Your "Canine Fitness": Mental, Physical, and Financial
What are your expectations for your new dog? Do you understand the physical aspects of dog care? Are you financially prepared for life with a dachshund? These three questions are important because they include conditions of ownership that you may not have considered. If you can find potential trouble areas before you take on the commitment of a dachsie, you're better equipped to find creative solutions to these problems and prevent a lot of hardship and potential heartache.
Mental: What Are You Expecting?
Most people's ideas of how a dog should behave and how much work it is to get a dog to a well-mannered state are based on past experiences or what they've seen in the movies. As a result, many people's expectations for a new puppy or adopted adult are far too great, and the dachshund fails in their eyes because it acts like a dog!
Fond recollections of a childhood dog can distort the expectations of a future dachsie owner. Though you might remember all the good times you spent palling around with your old dog, you probably don't remember all the messes your mom or dad cleaned up while the puppy was growing up, the basic training that was involved, or how often the dog didn't behave the way your parents wanted. In your mind, Princess was pretty perfect, wasn't she?
Well, don't let these memories muddy your perception. That childhood dog may have been a terrific canine, but this time around you'll be the one who has to do all the work molding your dachsie into a wonderful pet. This involves effort and commitment.
If you have special needs or are physically disabled, you do not have to live without a dachshund! In fact, dachshunds are very often enlisted as service dogs for people with special needs, such as the hearing impaired. However, make sure you work with a very experienced breeder or dachshund rescue to find a dog who will bring you much joy, rather than additional consternation.
Then there are those delightful dachsie dog stars you see featured in children's movies or as “the greatest dog ever” on various television shows. You see a terrific, perfectly behaved, intelligent dog. What you don't see is the inordinate amount of time and training experience that professional trainers have invested in these wiener dogs to get them to look so well behaved on screen.
Movies and television shows aren't real life, so don't set your expectations for your new dachshund based on what you've seen on the screen. Instead, keep an open mind. Base your views of raising a dachshund on real facts and real dogs.
Canine Physical Fitness
Because the dachshund has an unusually long back and is prone to back injuries and disc disease, you must be able to limit its jumping up on furniture, running up and down stairs, and definitely not allow jumping in and out of the car. Though your dachsie will be more than happy to perform these physical activities, they are not good for him.
So, you must be able to make sure your dachshund is never put in physical jeopardy of injuring himself. This will involve your picking up your dachshund and carrying him when necessary.
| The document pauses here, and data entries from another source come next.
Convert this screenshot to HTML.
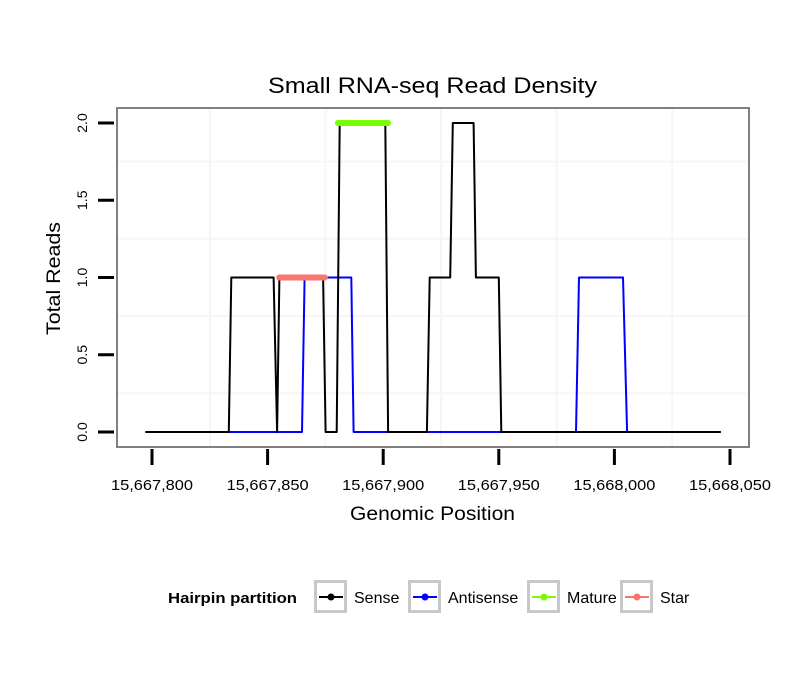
<!DOCTYPE html>
<html><head><meta charset="utf-8"><style>
body{margin:0;background:#fff;}
svg text{font-family:"Liberation Sans",Arial,sans-serif;}
</style></head><body>
<svg id="chart" width="810" height="690">
<rect width="810" height="690" fill="#fff"/>
<text x="268" y="93" font-size="22" textLength="329" lengthAdjust="spacingAndGlyphs">Small RNA-seq Read Density</text>
<g id="grid"></g>
<g id="series"></g>
<rect x="117" y="108" width="632" height="339" fill="none" stroke="#808080" stroke-width="2"/>
<g id="axes"></g>
<text x="350" y="520" font-size="19" textLength="165" lengthAdjust="spacingAndGlyphs">Genomic Position</text>
<text transform="translate(60,335) rotate(-90)" font-size="19" textLength="113" lengthAdjust="spacingAndGlyphs">Total Reads</text>
<g id="legend">
<text x="168" y="603" font-size="15" font-weight="bold" textLength="129" lengthAdjust="spacingAndGlyphs">Hairpin partition</text>
</g>
</svg>
<script>
const xTicks=[15667800,15667850,15667900,15667950,15668000,15668050];
const xTickLabels=["15,667,800","15,667,850","15,667,900","15,667,950","15,668,000","15,668,050"];
const yTicks=[0,0.5,1,1.5,2];
const yTickLabels=["0.0","0.5","1.0","1.5","2.0"];
const sensePos=[15667797.5,15667833.2,15667834.3,15667852.6,15667854.1,15667855.1,15667874,15667875.1,15667879.9,15667881.2,15667900.9,15667902.1,15667918.9,15667920.1,15667929,15667930.1,15667939.1,15667940.1,15667950,15667951.1,15668045.7];
const senseVal=[0,0,1,1,0,1,1,0,0,2,2,0,0,1,1,2,2,1,1,0,0];
const antiPos=[15667797.5,15667864.9,15667866,15667886.2,15667887.2,15667983.4,15667984.7,15668003.7,15668005.5,15668045.7];
const antiVal=[0,0,1,1,0,0,1,1,0,0];
const maturePos=[15667880.4,15667902.1];
const matureVal=[2,2];
const starPos=[15667855,15667874.8];
const starVal=[1,1];
const NS="http://www.w3.org/2000/svg";
const X=v=>152+(v-15667800)*2.312;
const Y=v=>432-v*154.5;
function mk(tag,at,parent){const e=document.createElementNS(NS,tag);for(const k in at)e.setAttribute(k,at[k]);document.getElementById(parent).appendChild(e);return e;}
for(let v=15667775;v<=15668075;v+=50){const x=X(v);if(x<118||x>748)continue;
const g=mk('line',{x1:x,x2:x,y1:109,y2:446,stroke:'#f6f6f6','stroke-width':2},'grid');

}
for(let v=-0.25;v<=2.25;v+=0.5){const y=Y(v);if(y<109||y>446)continue;
const g=mk('line',{x1:118,x2:748,y1:y,y2:y,stroke:'#f6f6f6','stroke-width':2},'grid');

}
function series(pos,val,color,w,name){
const d=pos.map((p,i)=>(i?'L':'M')+X(p).toFixed(1)+' '+Y(val[i]).toFixed(1)).join(' ');
const p=mk('path',{d:d,fill:'none',stroke:color,'stroke-width':w,'stroke-linecap':'round','stroke-linejoin':'round'},'series');

}
series(antiPos,antiVal,'#0000ff',2,'antisense-line');
series(sensePos,senseVal,'#000000',2,'sense-line');
series(starPos,starVal,'#f8766d',6,'star-line');
series(maturePos,matureVal,'#7cfc00',6,'mature-line');
xTicks.forEach((v,i)=>{const x=X(v);
const t=mk('line',{x1:x,x2:x,y1:449,y2:465,stroke:'#000','stroke-width':3},'axes');


const l=mk('text',{x:x,y:490,'font-size':15,'text-anchor':'middle',textLength:82,lengthAdjust:'spacingAndGlyphs'},'axes');l.textContent=xTickLabels[i];

});
yTicks.forEach((v,i)=>{const y=Y(v);
const t=mk('line',{x1:98,x2:114,y1:y,y2:y,stroke:'#000','stroke-width':3},'axes');


const l=mk('text',{transform:`translate(87,${y}) rotate(-90)`,'font-size':14,'text-anchor':'middle'},'axes');l.textContent=yTickLabels[i];

});
const legItems=[['Sense','#000',314],['Antisense','#0000ff',408],['Mature','#7cfc00',527],['Star','#f8766d',620]];
legItems.forEach(it=>{const x=it[2];
const b=mk('rect',{x:x+1.5,y:581.5,width:30,height:30,fill:'#fff',stroke:'#c8c8c8','stroke-width':3},'legend');


const ln=mk('line',{x1:x+5,x2:x+29,y1:597,y2:597,stroke:it[1],'stroke-width':2},'legend');


const c=mk('circle',{cx:x+17,cy:597,r:3.5,fill:it[1]},'legend');


const t=mk('text',{x:x+40,y:603,'font-size':16},'legend');t.textContent=it[0];

});
</script>
</body></html>
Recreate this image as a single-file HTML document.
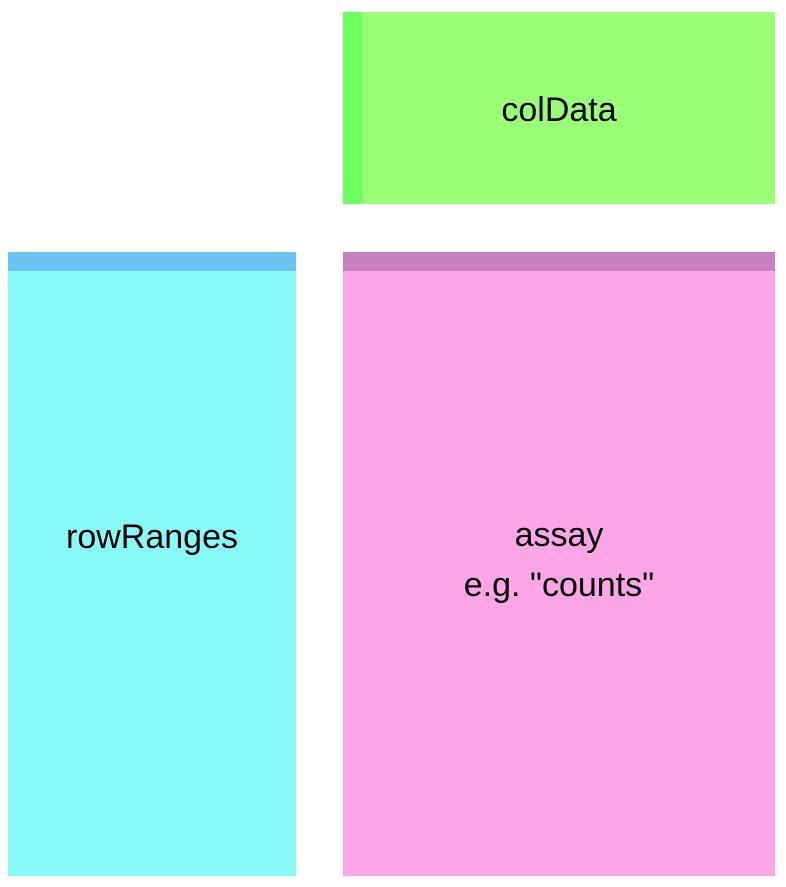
<!DOCTYPE html>
<html><head><meta charset="utf-8"><style>
body{margin:0;width:786px;height:887px;background:#fff;position:relative;overflow:hidden;font-family:"Liberation Sans",sans-serif;}
.b{position:absolute;}
.t{position:absolute;left:0;right:0;text-align:center;font-size:34px;line-height:38px;color:#000;}
</style></head><body>
<div class="b" style="left:343px;top:12px;width:432px;height:192px;background:#99ff77;">
  <div class="b" style="left:0;top:0;width:19px;height:192px;background:#6dff5d;"></div>
  <div class="t" style="top:79px;">colData</div>
</div>
<div class="b" style="left:8px;top:252px;width:288px;height:624px;background:#88fbf8;">
  <div class="b" style="left:0;top:0;width:288px;height:19px;background:#68c3ee;"></div>
  <div class="t" style="top:266px;">rowRanges</div>
</div>
<div class="b" style="left:343px;top:252px;width:432px;height:624px;background:#fca6e8;">
  <div class="b" style="left:0;top:0;width:432px;height:19px;background:#c880c0;"></div>
  <div class="t" style="top:264px;">assay</div>
  <div class="t" style="top:314px;">e.g. "counts"</div>
</div>
</body></html>
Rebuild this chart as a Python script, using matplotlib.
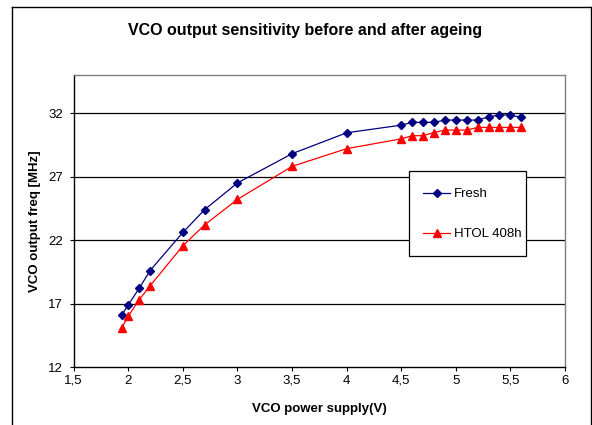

If you plan on owning a miniature dachshund, this isn't much weight to lift, and it probably isn't anything to be concerned about unless you are frail or suffer from a condition, such as arthritis, that makes such an effort painful. If you plan on owning a standard dachshund, you'll need to be prepared to pick up and safely hold a 16- to 30- pound animal. Can you do this? Or is it time to hit the gym?
In addition, you'll need to be able to briskly walk your dachshund at least twice a day for half an hour. If you're a leisurely walker (20 minutes per mile), this means three miles a day. If you haven't been exercising, this can be quite a jolt on the system.
Will my dachshund need disc surgery at some point during his life?
The odds of severe disc disease striking your dachsie could be as high as 25 percent. Treating disc disease can be very expensive. Surgery can cost upwards of $2,000. If your dachshund does need surgery, are you prepared to do what it takes to give him the quality of life he deserves?
On the other hand, if you haven't been exercising, perhaps the dachshund is just what you need! If, however, you suffer from a medical condition that limits your movement, you will need to consider other ways to provide your dachsie with the exercise he needs, which may mean hiring someone to walk him for you.
So, just how much is that dachshund going to cost you? A healthy, well-bred dachsie puppy from a reputable breeder may cost anywhere from $300 to $500, while the adoption fee for a spayed or neutered adult dachshund is generally around $200. But it's pretty safe to say that the initial fee for the dog itself is going to be the least of your expenditures. You'll need to pay for a new crate, veterinary expenses, food, grooming supplies — these things all add up. Your first year is likely to cost well over $1,000.